Breviary Lesson for the Feast of the Sacred Heart - Third Nocturn
St. Bonaventure: De vite mystica Cap. 3
Breviary Lesson for the Feast of the Sacred Heart - Third Nocturn
St. Bonaventure: De vite mystica Cap. 3
Because we are now come to the sweet Heart of Jesus, and because it is good for us to be here, let us not too soon turn away therefrom. O how good and joyful a thing it is to dwell in this Heart. What a good treasure, what a precious pearl, is thy Heart, O most excellent Jesu, which we have found hidden in the pit which hath been dug in this field, namely, in thy body. Who would cast away such a pearl? Nay, rather, for this same I would give all my pearls. I will sell all my thoughts and affections, and buy the same for myself, turning all my thoughts to the Heart of the good Jesus, and without fail it will support me. Therefore, o most sweet Jesu, finding this Heart that is thine and mine, I will pray to thee, my God : admit my prayers into the shrine of hearkening : and draw me even more altogether into thy Heart.
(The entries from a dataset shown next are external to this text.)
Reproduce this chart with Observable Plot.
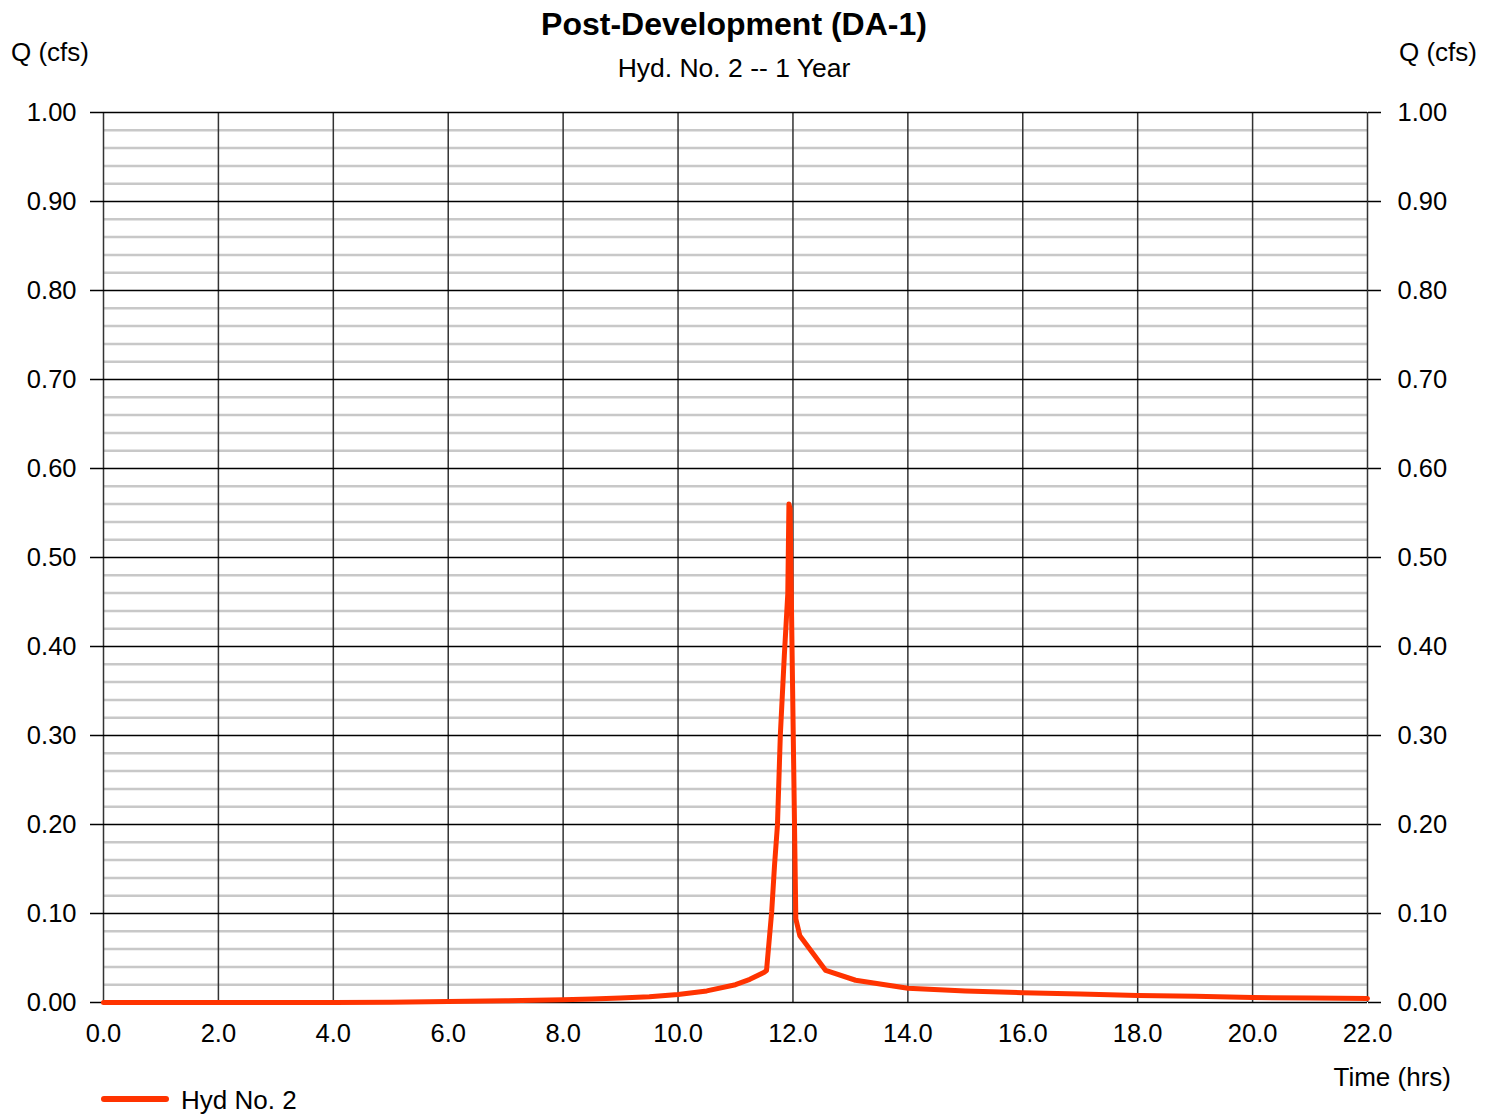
<!DOCTYPE html>
<html>
<head>
<meta charset="utf-8">
<script src="https://cdn.jsdelivr.net/npm/d3@7"></script>
<script src="https://cdn.jsdelivr.net/npm/@observablehq/plot@0.6"></script>
<style>
  html, body { margin: 0; padding: 0; background: #fff; }
  #wrap { position: relative; width: 1494px; height: 1114px; font-family: "Liberation Sans", Arial, sans-serif; color: #000; }
  .t { position: absolute; white-space: nowrap; }
</style>
</head>
<body>
<div id="wrap">
  <div class="t" style="left:0;width:1468px;text-align:center;top:8px;font-size:32px;line-height:32px;font-weight:bold;">Post-Development (DA-1)</div>
  <div class="t" style="left:0;width:1468px;text-align:center;top:55px;font-size:26.5px;line-height:26px;">Hyd. No. 2 -- 1 Year</div>
  <div class="t" style="left:11px;top:39px;font-size:26px;line-height:26px;">Q (cfs)</div>
  <div class="t" style="right:17px;top:39px;font-size:26px;line-height:26px;">Q (cfs)</div>
  <div class="t" style="right:43px;top:1064px;font-size:26px;line-height:26px;">Time (hrs)</div>
  <div class="t" style="left:101px;top:1096px;width:68px;height:6px;border-radius:3px;background:#ff3300;"></div>
  <div class="t" style="left:181px;top:1087px;font-size:26px;line-height:26px;">Hyd No. 2</div>
</div>
<script>
// Hydrograph: time (hrs) and flow Q (cfs)
const timeHrs = [0, 1, 2, 3, 4, 5, 6, 7, 8, 8.5, 9, 9.5, 10, 10.5, 11, 11.25, 11.5, 11.54, 11.63, 11.68, 11.73, 11.78, 11.85, 11.91, 11.93, 11.95, 12.05, 12.12, 12.57, 13.09, 14, 15, 16, 17, 18, 19, 20, 21, 22];
const flowCfs = [0, 0, 0, 0, 0, 0.0003, 0.001, 0.002, 0.003, 0.004, 0.005, 0.0065, 0.009, 0.013, 0.020, 0.026, 0.034, 0.036, 0.102, 0.155, 0.199, 0.300, 0.390, 0.459, 0.560, 0.555, 0.094, 0.075, 0.036, 0.025, 0.016, 0.013, 0.011, 0.0095, 0.008, 0.007, 0.0055, 0.005, 0.0045];

const xTicks = d3.range(0, 22.01, 2);
const yMajor = d3.range(0, 11).map(i => i / 10);
const yMinor = d3.range(0, 51).filter(i => i % 5 !== 0).map(i => i / 50);

const data = timeHrs.map((t, i) => ({t, q: flowCfs[i]}));

const chart = Plot.plot({
  width: 1494,
  height: 1114,
  marginLeft: 103,
  marginRight: 127,
  marginTop: 112,
  marginBottom: 112,
  style: {fontFamily: '"Liberation Sans", Arial, sans-serif', fontSize: "25.5px", color: "#000", background: "transparent"},
  x: {domain: [0, 22]},
  y: {domain: [0, 1]},
  marks: [
    Plot.ruleY(yMinor, {stroke: "#c8c8c8", strokeWidth: 2.5}),
    Plot.ruleX(xTicks, {stroke: "#333", strokeWidth: 1.5}),
    Plot.ruleY(yMajor, {stroke: "#000", strokeWidth: 1.5}),
    Plot.axisY(yMajor, {anchor: "left", tickSize: 13, tickPadding: 14, tickFormat: ".2f", label: null, fontSize: 25.5, strokeWidth: 1.5}),
    Plot.axisY(yMajor, {anchor: "right", tickSize: 13, tickPadding: 17, tickFormat: ".2f", label: null, fontSize: 25.5, strokeWidth: 1.5}),
    Plot.axisX(xTicks, {anchor: "bottom", tickSize: 0, tickPadding: 21, tickFormat: ".1f", label: null, fontSize: 25.5}),
    Plot.line(data, {x: "t", y: "q", stroke: "#ff3300", strokeWidth: 5, strokeLinejoin: "round", strokeLinecap: "round"})
  ]
});
chart.style.position = "absolute";
chart.style.left = "0";
chart.style.top = "0";
document.getElementById("wrap").prepend(chart);
</script>
</body>
</html>
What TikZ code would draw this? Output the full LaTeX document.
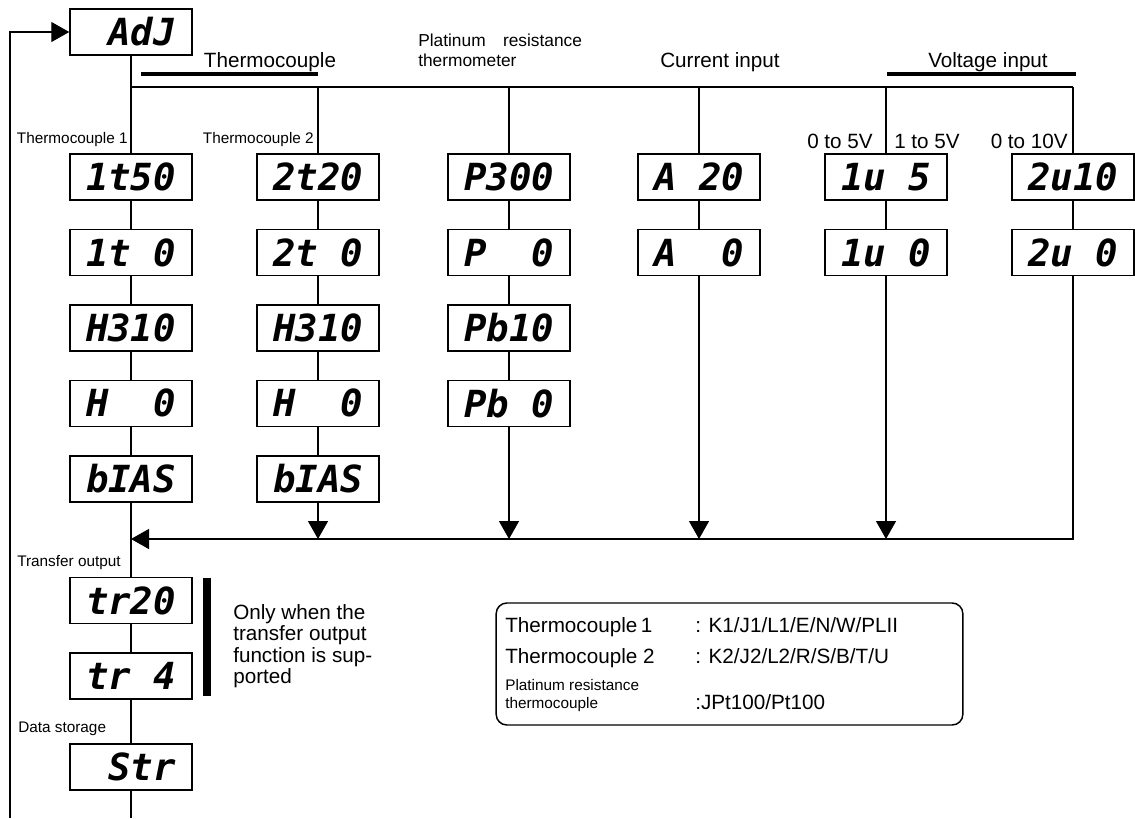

For to this end was thy side pierced, that an entry might be open unto us. To this end was thy Heart wounded, that in it we might be able to dwell secure from alarms from without. And it was wounded none the less on this account that, because of the visible wound, we may perceive the wound of love which is invisible. How could this fire of love better shine forth than for him to permit that not only his body, but that even his Heart, should be wounded with the spear? Who would not love that Heart so wounded? Who would not, in return, love one who is so loving? Who would not embrace one so chaste? Wherefore let us who are in the flesh love in return, as much as we can, him who so loveth, embrace our wounded one, whose hands and feet, side and Heart, have been pierced by wicked husbandmen ; and let us pray that he may deign to bind our hearts, still hard and impenitent, with the chain of his love, and wound them with the dart thereof.